University of Colorado sophomores Faulkner Griffin and Bryn Morales began experimenting with their dining hall food as freshmen after about three months of eating the same old stuff.
Like all freshmen living in the dorms, the girls were stuck with a meal plan and almost no cash to support an off-campus diet. The duo began using the community kitchen in Sewell Hall -- a closet-sized room with only a stove and a sink -- to reinvent their mundane meals.
"We weren't getting the nutrition or the taste we wanted from the dining halls so we decided to get creative," Griffin said.
After a few trial runs, the girls created a blog, dormet.blogspot.com , to share their tips and cooking experiences with other freshmen starved for some variety.
This fall, the girls are sophomores living off-campus in an apartment with a larger kitchen and culinary supplies donated by their parents. But they will continue to cook up nutritious and creative dishes and update their blog, hoping to provide students both on- and off-campus with some relief from the boring basics, Griffin said.
Here are a few of Griffin's favorite recipes to get you started.
Start with a bowl of oatmeal.
Add half-and-half, honey, cranberries, raisins and bananas or any other fruit and the cayenne and vanilla you carry around in your pocket, no joke spices are a good investment.
You can also add more fiber and fat to keep you going until lunch.
Just add a banana, an apple and an orange. Slice with the Swiss army knife you should always have on hand. Toss with yogurt, honey, and cinnamon, another necessary investment.
Salad and grilled PB&J
Start with lettuce, spinach and mixed greens. Throw in some carrots and avocado and toss. Stir in anything but Ranch. Believe it or not, Colorado, there are other kinds of dressing.
Mix goat cheese, walnuts, and cranberries. You'll find these at the Persian
Then make a PB&J and grab two Boulder Ice Creams of choice, I suggest chocolate and coconut.
Grill the PB&J with butter you took from the sandwich bar. Make a milkshake with your ice cream and the milk that should always be in your fridge. If you don't have a blender, use a fork -- it's good for your arms.
Salad, sandwich and a milkshake, how balanced!
Latin egg bake
You'll need: handfuls of black beans, corn, kidney beans, mushrooms and green peppers, about four slices bread -- any is fine, but white or sourdough works best -- guacamole and eight eggs (these you should always have in your fridge -- skip buying chasers and coffee with your munch money and pick these up from Farrand).
You also need a splash of milk (again, keep this in a water bottle fresh daily in your fridge, you need it for lots of things), spices -- your choice, like chili powder or paprika, but Cholula, Tabasco, or those red pizza chili flakes are fine -- and salt and pepper to taste.
1. Lightly press bread in bottom of a buttered pot or pan that can go in the oven. (Anything oven-safe will work, but shallow is best.)
2. Mix eggs and milk and pour into the pot.
3. Add your mixed veggies.

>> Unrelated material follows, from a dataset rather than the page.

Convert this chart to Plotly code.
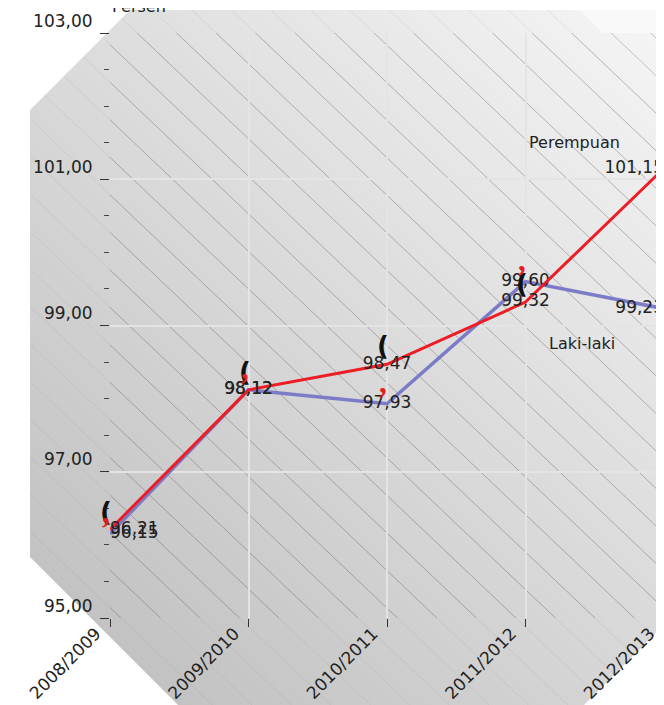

Make sure they're spread evenly. If you're comfortable eating meat from the dining hall, you can do that too.
4. Put it in the oven for 15 minutes on 350 degrees. Add a good sprinkle of goat cheese (or your choice of shredded dining hall cheese) and leave in about five more minutes until it's all cooked. It will rise significantly, so be prepared.
Feeds: Four hungry athletes. You can easily cut the recipe, but egg bake freezes or refrigerates nicely.